The premise of this book definitely got me interested. In a multigenerational novel, with multiple character POVs, a British-Bangladeshi family uncovers a shocking secret after the patriarch's death and many revelations in between.

We meet two sisters Nasrin and Sabrina whose world is torn apart by the sudden death of their father, Shamsur. Both lead successful lives in New York and London, a far cry from the Brecon Beacons where they grew up with their parents running the only South Asian restaurant in the area.
The best parts of this novel were set in Wales around the family home and it was great to read about Sylheti culture too and some Sylheti words peppered throughout the novel. Following Shamsur's death, the mother's grief was palpable and her character was a complex and well-written one.

The author chooses to focus on the sisters' relationship with one another, their different motivations for leaving home highlighting their cultural identities and internal conflicts that they both have for being British, Bengali, Muslim, and brown.
As a result, I felt that some of these themes were overdone. One sister is married to a white man and is confused whilst the other sister goes to every extreme to dissociate with any heritage link, which became quite tiring and chaotic to read. On the whole, I found both sisters annoying and lacking in depth which made it hard for me to root for either of them.
It is true that no family is without its drama, but the ending in this book is something out of a Bollywood film that I didn't find necessary following the multiple heavy themes which the reader has already had to endure. To achieve maximum effect, I wished the author toned it down a little and spent time on a few key themes and events rather than everything all at once.

Ps. How stunning is this cover?😍

Linda Malek

I've always had the urge to set up a forum and voice my thoughts after each read, but never had the confidence to do so alone. 18 months ago, I got my fellow book-loving friends involved and formed The Candid Book Club!
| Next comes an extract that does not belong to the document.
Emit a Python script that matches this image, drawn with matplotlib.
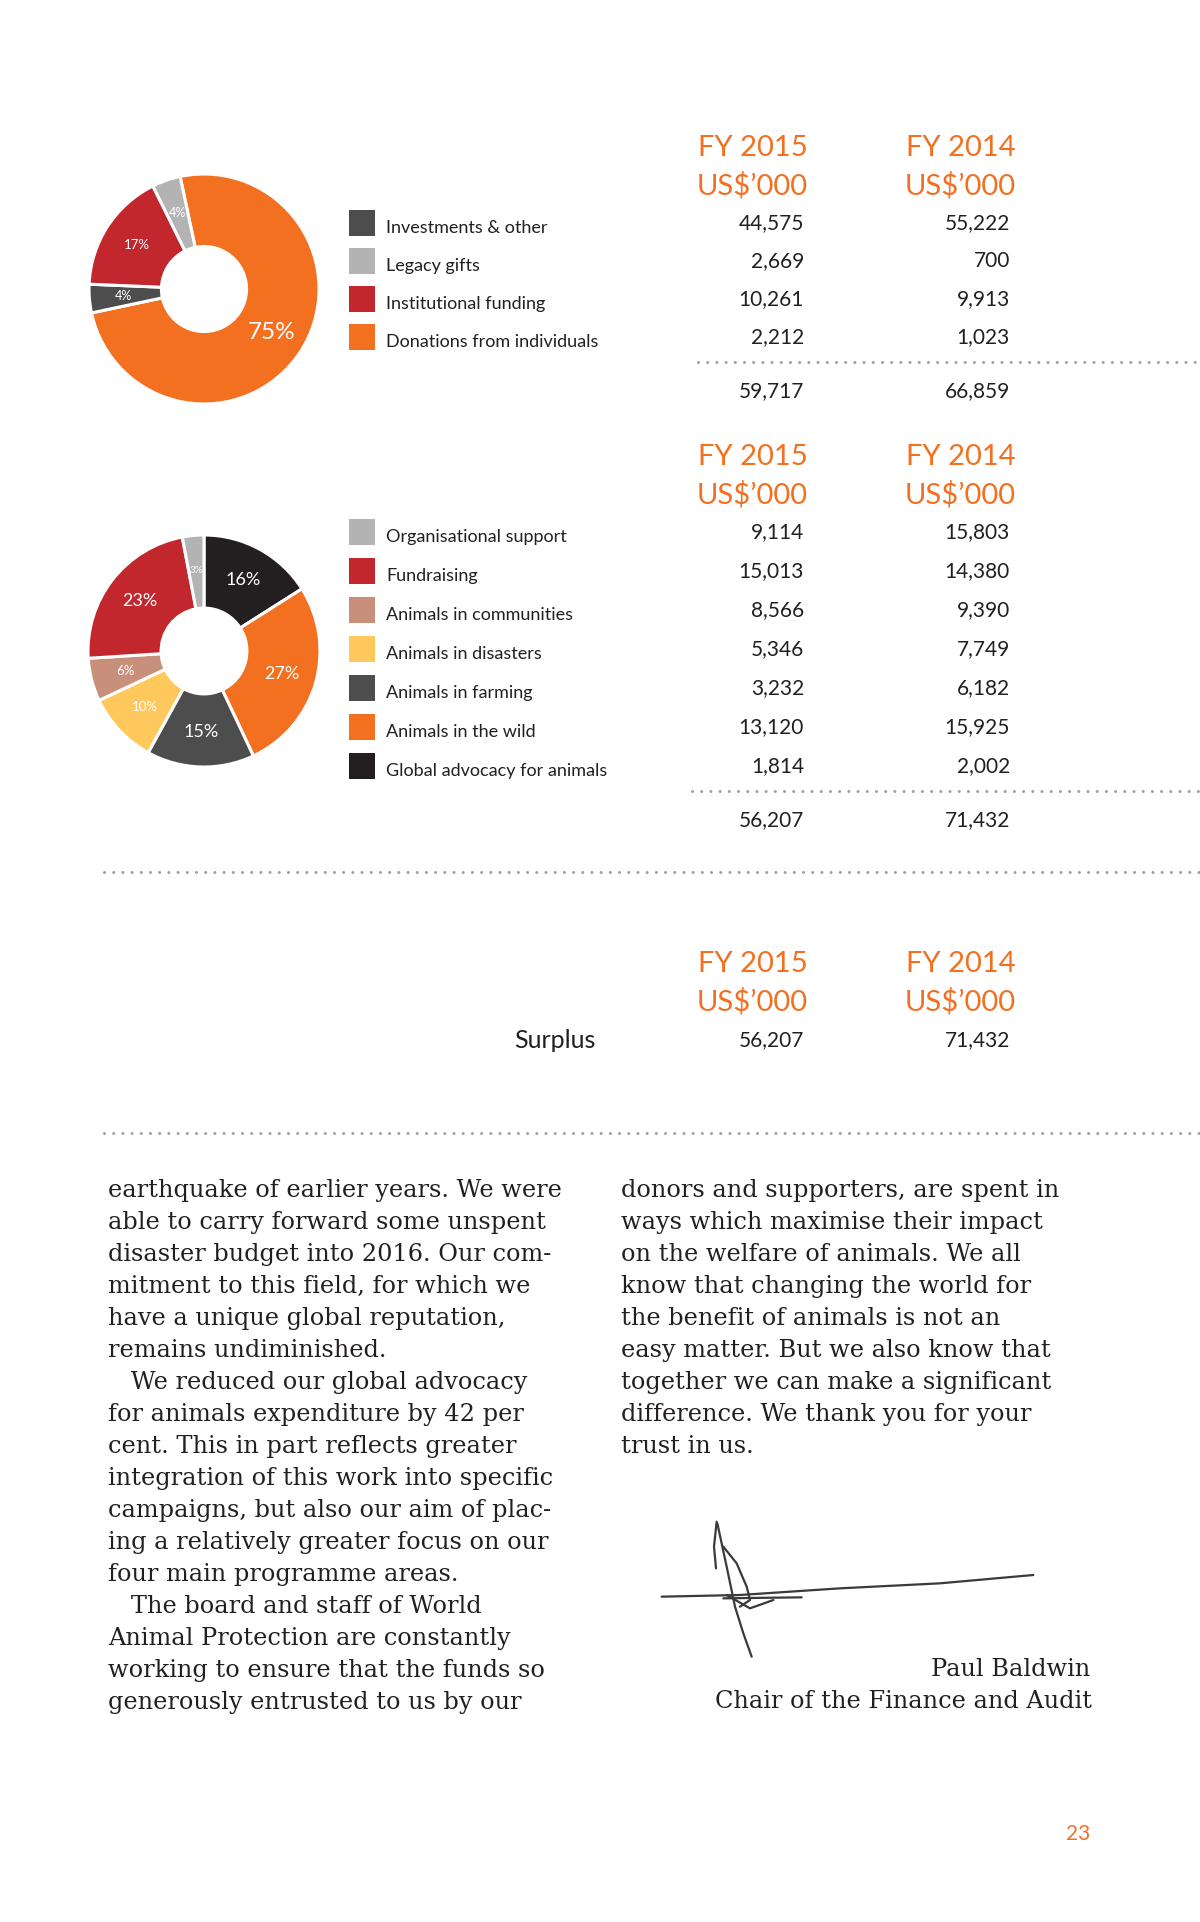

Aside from having an exponentially growing to-read pile and deteriorating shortsightedness, we've been lucky to have been invited to publisher events and have attended several talks with our favourite authors (Thank you and long may they continue!) To take a break from the pressures of PhD Chemistry, Jess and I exchanged books all the time and in my youth, I was that kid with the first editions of Harry Potter having already read Gulliver’s travels and some Charles Dickens. At work, my desk is a library and luckily for me I sit next to another bookworm Jack who entertains all the photo-taking. I'm suffering from a chronic case of wanderlust (age-related crisis) so books which are set as far away from home as possible tend to float my boat: Middle East, Israeli-Palestinian conflict, Asia...you name it. But if it's got anything to do with Egypt then I'm all over it. So you get the drift...I read all the time, everywhere (on the tube mostly), everyday, a book a week, and very quickly I'm onto the next! And then sometimes there is a book that stops me in my tracks, makes me want to swallow the pages whole, and have it next to me at all times, with some sentences staying with me forever: Shantaram by David Gregory Roberts, anything by Khaled Hosseini, The Shadow of the Wind by Carlos Ruiz Zafon, Stay With Me by Ayobami Adebayo (absolute gem of a woman), A Little Life by Hanya Yanagihara, A Fine Balance by Rohinton Mistry, The Good Immigrant edited by Nikesh Shuklaand and anything by Naguib Mahfouz.